▶ [GIVEN INFORMATION]
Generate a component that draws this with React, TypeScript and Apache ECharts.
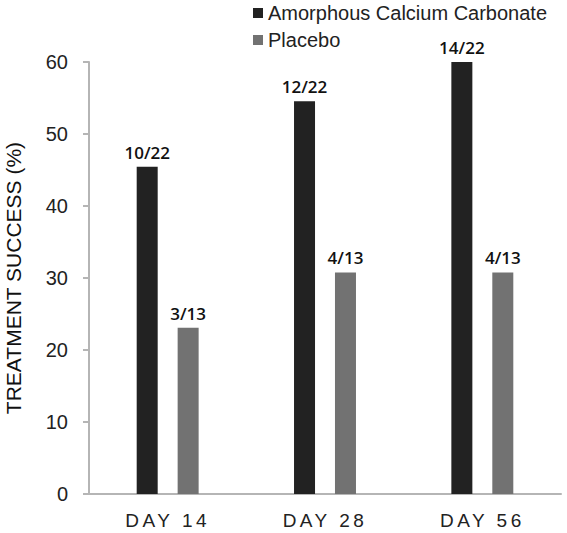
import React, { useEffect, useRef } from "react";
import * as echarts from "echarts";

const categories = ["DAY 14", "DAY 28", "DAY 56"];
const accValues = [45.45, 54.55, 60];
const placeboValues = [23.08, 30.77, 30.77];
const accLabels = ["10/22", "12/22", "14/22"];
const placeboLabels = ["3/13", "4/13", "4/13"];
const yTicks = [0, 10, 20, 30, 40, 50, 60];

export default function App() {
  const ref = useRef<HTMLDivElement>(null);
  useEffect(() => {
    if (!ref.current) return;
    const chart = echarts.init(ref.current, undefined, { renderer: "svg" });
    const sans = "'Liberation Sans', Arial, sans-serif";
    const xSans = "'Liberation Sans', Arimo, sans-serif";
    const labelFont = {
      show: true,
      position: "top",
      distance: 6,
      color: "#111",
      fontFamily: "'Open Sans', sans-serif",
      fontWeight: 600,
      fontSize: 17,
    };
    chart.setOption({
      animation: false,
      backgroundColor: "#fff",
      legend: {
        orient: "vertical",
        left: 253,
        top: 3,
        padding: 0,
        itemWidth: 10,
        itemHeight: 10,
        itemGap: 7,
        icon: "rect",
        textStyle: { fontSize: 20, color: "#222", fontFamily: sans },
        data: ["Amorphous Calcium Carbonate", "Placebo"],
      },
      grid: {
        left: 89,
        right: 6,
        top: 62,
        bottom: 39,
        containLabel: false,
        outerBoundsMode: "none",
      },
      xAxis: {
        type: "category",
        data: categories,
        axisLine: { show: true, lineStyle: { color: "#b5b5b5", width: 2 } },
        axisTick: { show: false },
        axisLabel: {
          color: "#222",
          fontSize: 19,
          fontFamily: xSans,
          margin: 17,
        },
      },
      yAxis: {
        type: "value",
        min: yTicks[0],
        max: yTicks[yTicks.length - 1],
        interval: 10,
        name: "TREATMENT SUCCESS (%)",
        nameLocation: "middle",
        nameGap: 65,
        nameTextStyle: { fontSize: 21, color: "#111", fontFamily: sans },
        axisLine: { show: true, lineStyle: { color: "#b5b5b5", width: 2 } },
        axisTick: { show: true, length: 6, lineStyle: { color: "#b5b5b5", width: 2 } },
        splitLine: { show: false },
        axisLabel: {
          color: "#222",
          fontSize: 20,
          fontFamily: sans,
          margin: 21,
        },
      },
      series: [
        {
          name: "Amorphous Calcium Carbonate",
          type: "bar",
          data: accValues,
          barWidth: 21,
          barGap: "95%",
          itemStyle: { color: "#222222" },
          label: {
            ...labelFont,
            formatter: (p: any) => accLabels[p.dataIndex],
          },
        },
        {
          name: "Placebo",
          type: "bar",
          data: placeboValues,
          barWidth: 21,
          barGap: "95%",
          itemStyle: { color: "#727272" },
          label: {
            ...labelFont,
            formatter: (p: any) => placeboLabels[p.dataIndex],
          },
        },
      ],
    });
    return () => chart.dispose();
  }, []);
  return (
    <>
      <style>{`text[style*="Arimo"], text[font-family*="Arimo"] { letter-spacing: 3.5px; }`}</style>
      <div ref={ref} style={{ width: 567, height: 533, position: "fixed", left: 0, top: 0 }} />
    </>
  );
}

▶ [AIM] Write out exactly the lines between the start of the data and the line with "const yTicks = [0, 10, 20, 30, 40, 50, 60];", including both, but none of the pictures.

▶ [SOLUTION TO THIS EXERCISE]
Generate a component that draws this with React, TypeScript and Apache ECharts.
import React, { useEffect, useRef } from "react";
import * as echarts from "echarts";

const categories = ["DAY 14", "DAY 28", "DAY 56"];
const accValues = [45.45, 54.55, 60];
const placeboValues = [23.08, 30.77, 30.77];
const accLabels = ["10/22", "12/22", "14/22"];
const placeboLabels = ["3/13", "4/13", "4/13"];
const yTicks = [0, 10, 20, 30, 40, 50, 60];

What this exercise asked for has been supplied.